Tendo trazido esses três aspectos que não constam num primeiro olhar ao livro, e que eu acho serem extremamente relevantes, é hora de debater sobre o que realmente temos enquanto história. A trama desenvolvida nesse primeiro livro envolvendo Damen e Laurent é bem básica. Damen é o típico personagem herói que foi injustiçado e que precisa lutar pelo seu trono de volta. Ele tem princípios, acredita no certo e no errado e foi criado para ver Vere como bárbaro e horrível. Enquanto Laurent é escorregadio, metódico, gelado e com um toque malévolo que a princípio o posiciona como vilão. Ele vai aprontar suas atrocidades e o leitor vai odiá-lo.
Porém, esse é um personagem que tem muito a nos ensinar, assim como Damen. É muito interessante acompanhar o desenvolvimento dele, afinal agora que pode ver as coisas com seus próprios olhos, nem tudo vai soar tão ruim como era antes se referindo a Vere, e Akielos pode não parecer mais tão intocável como era quando vista de dentro. Há um amadurecimento de ambos os personagens ao longo do livro, mas Damen é aquele que nos conduz pela história, logo é nele que temos os olhos e nele também que acompanhamos melhor a evolução. Laurent será um personagem cinzento por um longo tempo, o que não tira dele o brilho próprio.
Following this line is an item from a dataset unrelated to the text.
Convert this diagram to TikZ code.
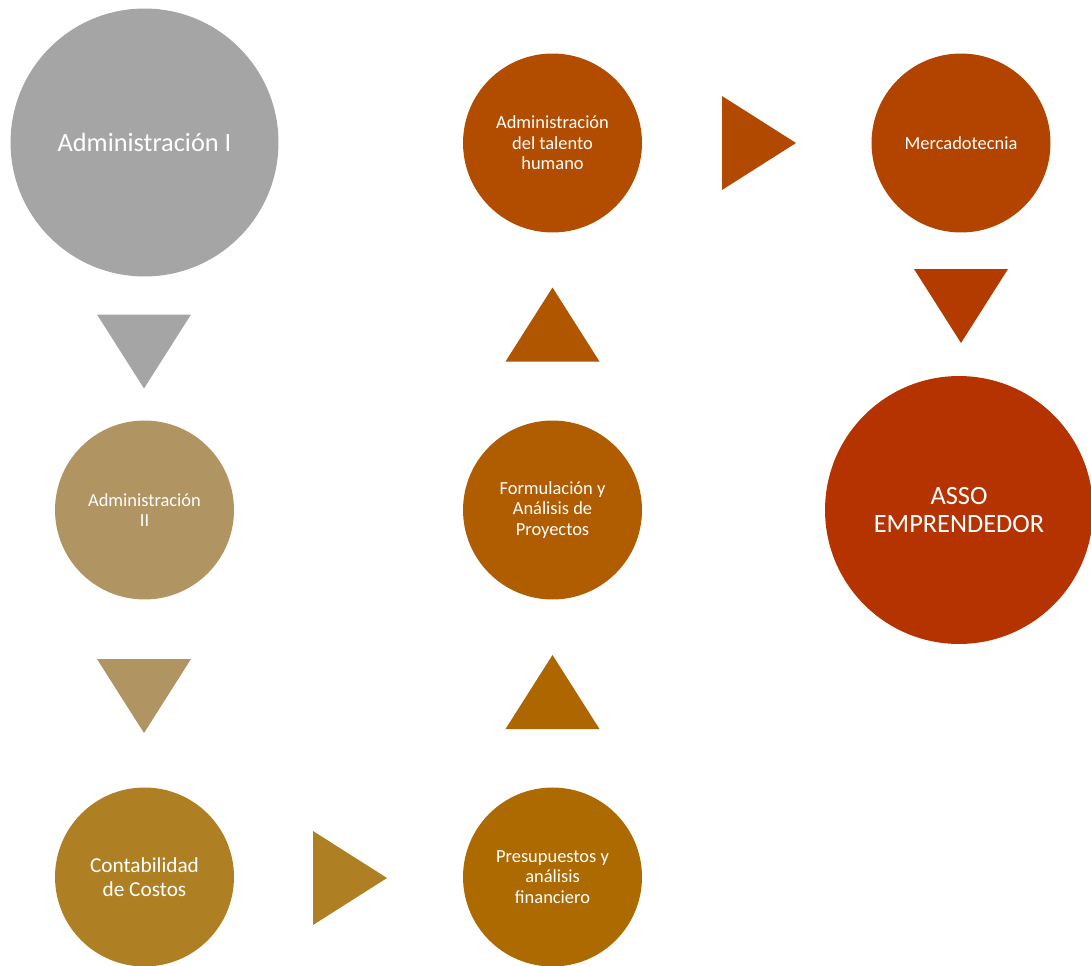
\documentclass[tikz,border=0pt]{standalone}
\usepackage{fontspec}
\setmainfont{Carlito}
\definecolor{grisA}{HTML}{A5A5A5}
\definecolor{tanA}{HTML}{B09462}
\definecolor{ocreA}{HTML}{AE7F23}
\definecolor{ocreB}{HTML}{AD6A00}
\definecolor{ocreC}{HTML}{B05C00}
\definecolor{rojoA}{HTML}{B24D00}
\definecolor{rojoB}{HTML}{B34400}
\definecolor{rojoC}{HTML}{B53300}
\begin{document}
\begin{tikzpicture}[x=0.02cm, y=-0.02cm]
        \tikzset{
            course/.style = {circle, inner sep = 0pt, minimum size = 3.58cm, text = white,
                             align = center, font = \fontsize{10.5}{11.7}\selectfont},
            big/.style    = {course, minimum size = 5.36cm, font = \fontsize{15}{16}\selectfont},
            tri/.style    = {shift = {#1}}
        }
        \useasboundingbox (0,0) rectangle (1091,966);
        % courses
        \node[big, fill = grisA] (ADM1) at (144.5,142.5) {Administración I};
        \node[course, fill = tanA] (ADM2) at (144.5,510) {Administración\\II};
        \node[course, fill = ocreA, font = \fontsize{12.1}{13.6}\selectfont] (COST) at (144.5,877) {Contabilidad\\de Costos};
        \node[course, fill = ocreB] (PRES) at (552.5,877) {Presupuestos y\\análisis\\financiero};
        \node[course, fill = ocreC] (FORM) at (552.5,510) {Formulación y\\Análisis de\\Proyectos};
        \node[course, fill = rojoA] (TAL) at (552.5,143) {Administración\\del talento\\humano};
        \node[course, fill = rojoB] (MERC) at (961,143) {Mercadotecnia};
        \node[big, fill = rojoC] (ASSO) at (959,510) {ASSO\\EMPRENDEDOR};

        % arrows between courses
        \fill[grisA, tri = {(144,351.5)}] (-47,-37) -- (47,-37) -- (0,37) -- cycle;
        \fill[tanA, tri = {(144,696)}] (-47,-37) -- (47,-37) -- (0,37) -- cycle;
        \fill[ocreA, tri = {(350,878)}] (-37,-47) -- (37,0) -- (-37,47) -- cycle;
        \fill[ocreB!70!ocreC, tri = {(552.5,692)}] (-47,37) -- (47,37) -- (0,-37) -- cycle;
        \fill[ocreC!60!rojoA, tri = {(552.5,324.5)}] (-47,37) -- (47,37) -- (0,-37) -- cycle;
        \fill[rojoA!60!rojoB, tri = {(759,143)}] (-37,-47) -- (37,0) -- (-37,47) -- cycle;
        \fill[rojoB!50!rojoC, tri = {(961,306)}] (-47,-37) -- (47,-37) -- (0,37) -- cycle;
    \end{tikzpicture}
\end{document}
Príncipe Cativo é um livro de apresentação de universo e dos personagens. Ele é o mais curto entre os três e acho que a autora o usou realmente pra tentar inserir o leitor da melhor forma possível nesse contexto diferente. Esse também é o mais fraco dos volumes e eu espero que a editora não demore a lançar os outros, porque certamente ficará um gostinho de quero mais e o segundo levanta muito o nível da história.
Como já mencionei, a capa passou longe de me agradar e também não apoio o uso do subtítulo, pois novamente direciona a história pra algo que não realmente é o real. Minhas capas preferidas são as australianas, mais minimalistas. As orientais também são boas porque trazem ilustrações únicas que se encaixam melhor na proposta do livro. Não é necessário estar gritante na capa sobre o que é o livro, o que não pode acontecer é apresentar algo que não é o verdadeiro. Quando essa capa saiu eu parei por um tempo para pensar se havia algum conflito armado que envolvesse pessoas de armadura, e não. Logo, essa escolha faz ainda menos sentido.
Desde que eu li o livro em inglês e advoguei pela publicação no Brasil, duas coisas me deixavam temerosa. A primeira era que o livro não fosse vendido da forma correta, induzindo um leitor desinformado a consumir um livro que ele não se sentiria confortável. Não é mistério pra ninguém, acredito, que o público mais tradicional do gênero de fantasia medieval é masculino e heterossexual. Assim, essas pessoas se forem munidas de preconceito – o que é algo muito comum, infelizmente -, tem a faca e o queijo na mão para adquirir esse livro sem saber o que realmente vai encontrar e esquincalhar a história por não ser a tradicional jornada do herói machão que derrota mortais e dragões. A segunda coisa diz respeito a tradução. Essa é uma história que possui termos que funcionam muito bem no inglês, mas que podem soar vulgares no português se tratados de forma incorreta. Dessa forma, espero que Príncipe Cativo tenha realmente ganhado atenção em sua terminologia e revisão, pois o limite entre uma coisa soando como outra é bem complicado em casos assim.
Enquanto eu escrevo essa resenha eu ainda não tive contato físico com a edição nacional e portanto não posso afirmar como ela está, apesar do livro já estar disponível. Agora, estou ansiosa para começar a receber os feedbacks e ver o que os leitores de interesse estão achando dessa história que em sua totalidade virou uma das minhas queridinhas. Eu já li a trilogia completa, então em breve sairá a resenha do segundo, Prince’s Gambit.
Príncipe Cativo se destaca por seu diferencial ao construir uma sociedade baseada em outros princípios e não tratar o tema com estranheza, afinal é ai que reside a magia da fantasia. Se há algo que me deixa irritada é ver autores justificando certos comportamentos “porque naquela época…”. Se o livro é uma fantasia, o mundo desenvolvido pode brincar com qualquer realidade e a escassez de novas propostas visando manter antigos preceitos e preconceitos é assustadora se olharmos por esse lado. Por causa disso, saldo Pacat pela “ousadia” de ousar e apresentar algo único e que certamente vai dar representatividade a leitores que não se encaixam no “padrão” do gênero.
Se você se sente confortável com os aspectos ressaltados, dê uma chance a essa história e tenha a minha palavra – se ela lhe valer – de que a trama melhora a cada livro, proporcionando uma boa experiência do início ao fim. Preconceitos deixados de lado, de coração aberto, Captive Prince é um ponto fora da curva.